Counsel submitted that the doctrine of Res Judicata could not arise where the court ruled the case be heard in court. Counsel urged the court to dismiss the appeal with costs.

I have heard and recorded submissions of Counsel for both parties and perused through the record of proceedings in this matter including the ruling subject of this appeal. In the first place, Magistrates and advocates need to differentiate orders of arbitrations under order 45 of the Civil Procedure Rules and those under the Land Disputes Tribunal Act No.18 of 1991.

In the former, with consent of the parties to any suit pending in court, it can be referred to arbitration to an umpire either alone or with assistance of another person or persons. In this case, the litigants choose those to arbitrate over their case and that a time limit is usually set when the award should be filed in court and if that time limit is not met, then an extension of time should be sought. On the other hand, the Land Disputes Tribunal Act sets out specific land cases which should be deliberated upon or heard by Land Dispute Tribunals from the Division to the Province. The Act lays down its own procedure on how these cases should be instituted, heard and by who.

The Act has stages of hearing of land cases from the Divisional Land Disputes Tribunal to the Provincial Land Disputes Appeals Committee with a second Appeal to the High Court on points of law within 60 days.

In the case subject to this appeal where the Magistrates court purported to remit the case to the Land Disputes Tribunal for arbitration, there was clearly a failure of understanding of roles of Order XLV of the Civil Procedure Rules and that of the Land Disputes Tribunal Act. The best way out was for the parties to withdraw the case from the court and then institute proceedings at the Divisional Land Disputes Tribunal in accordance with the Act. And if the court was making an order under Order XLV aforesaid, which it did not, then the time limit of filing award within 90 days should have been complied with which was not done.

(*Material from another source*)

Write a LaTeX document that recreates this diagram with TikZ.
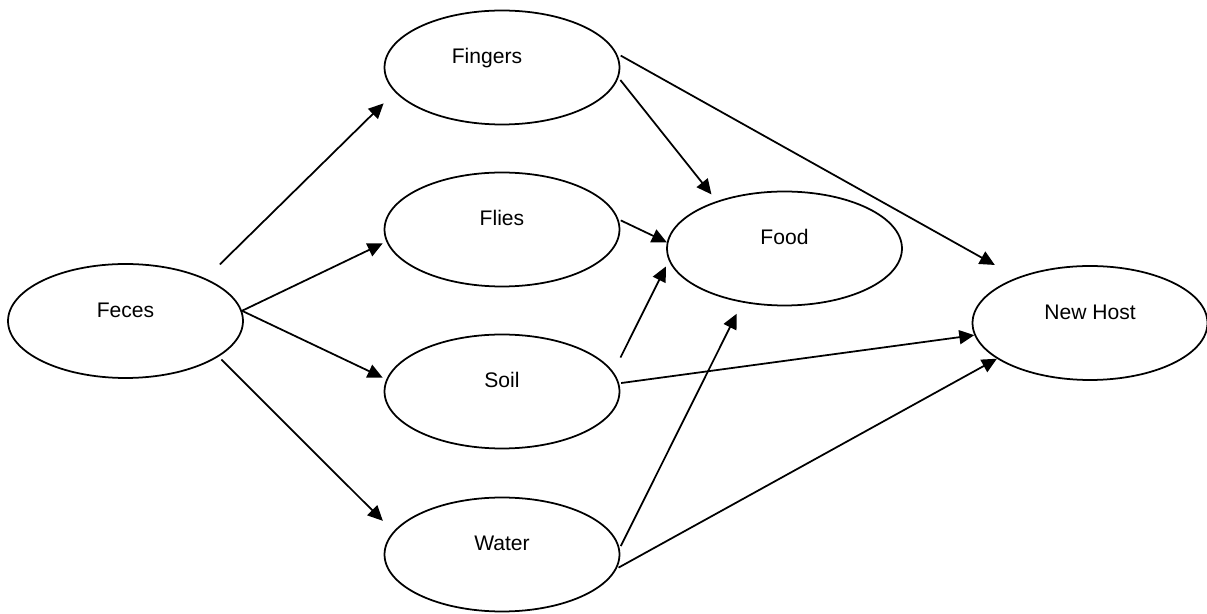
\documentclass[tikz,border=0pt]{standalone}
\usepackage{fontspec}
\setmainfont{Liberation Sans}
\usetikzlibrary{shapes.geometric, arrows.meta}

\begin{document}
\begin{tikzpicture}[x=0.02cm, y=-0.02cm]
  \tikzstyle{blob}=[ellipse, draw, line width=1pt, minimum width=4.7cm,
  minimum height=2.28cm, text height=9pt, text depth=13.4pt,
  font=\fontsize{12}{14}\selectfont]
  \tikzstyle{route}=[line width=1pt, -{Triangle[length=0.3cm, width=0.28cm]}]

  \useasboundingbox (0,0) rectangle (1207,614);

  \node (feces) at (125.5,321) [blob] {Feces};

  \node (fingers) at (502,67.5) [blob] {\hspace*{-0.6cm}Fingers};
  \node (flies) at (502,229.5) [blob] {Flies};
  \node (soil) at (502,391.5) [blob] {Soil};
  \node (water) at (502,554.5) [blob] {Water};

  \node (food) at (784.5,248.5) [blob] {Food};
  \node (newhost) at (1090,323) [blob] {New Host};

  \draw[route, shorten <=0.4cm, shorten >=0.32cm] (feces.28) -- (fingers.193);
  \draw[route, shorten >=0.08cm] (feces.5) -- (flies.186);
  \draw[route, shorten >=0.08cm] (feces.5) -- (soil.174);
  \draw[route, shorten <=0.08cm, shorten >=0.3cm] (feces.339) -- (water.168);

  \draw[route, shorten <=0.09cm, shorten >=0.51cm] (fingers.7) -- (newhost.148);
  \draw[route, shorten <=0.06cm, shorten >=0.17cm] (fingers.355) -- (food.145);
  \draw[route, shorten <=0.05cm] (flies.5) -- (food.177);
  \draw[route, shorten <=0.32cm, shorten >=0.13cm] (soil.10) -- (food.186);
  \draw[route, shorten <=0.04cm] (soil.4) -- (newhost.186);
  \draw[route, shorten <=0.05cm, shorten >=0.25cm] (water.3) -- (food.232);
  \draw[route, shorten <=0.04cm] (water.353) -- (newhost.201);

\end{tikzpicture}
\end{document}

The award here was filed about 2 years after the order of reference and this was certainly of no effect.

That the referral was made with the consent of the parties in the circumstances of the case makes no difference. The whole thing turned out to be in valid. Of course when the applicants counsel raised a preliminary objection to the application dated 17/4/2000 he had a valid point given that a similar application had been filed in the same court on 1st April, 1998 and dismissed on 17/4/1998.

It was certainly an error on the magistrates part to ignore this point and to go on to disallow the preliminary objection. After all this doctrine is provided for under Section 3 of the Civil Procedure Act.

Counsel for the appellant even drew the magistrate’s notice to this point during submissions on the preliminary objection and it was encumbent upon him to take that point seriously and to decide the application differently. Never the less, the preliminary objection was not meant to cure anything because counsel for the applicant wanted the application dismissed so as for the award filed in court to be read and adopted as an order of the court. It would appear his client had gained under the arbitration.

But I am told two awards had been filed, one by the Divisional Land Disputes Tribunal and the other by the Provincial Land Appeals Committee; and it was difficult to know which one to be read by the court.

In view of what has been started herein, particularly that the application dated 17/4/2000 was resjudicata, the learned magistrate should have upheld the preliminary objection. I allow this appeal with costs, set aside the court order of 16. 6.2000 and since I have found that the order of referral was flouted by exceeding the time limit for filing the award in court and/or that the said order of referral was defective from the start, I direct that the case subject to this appeal be heard on merit at Kiambu Senior Principal Magistrates Court.

These shall be the orders of this court.

Delivered this 3rd day of July, 2002.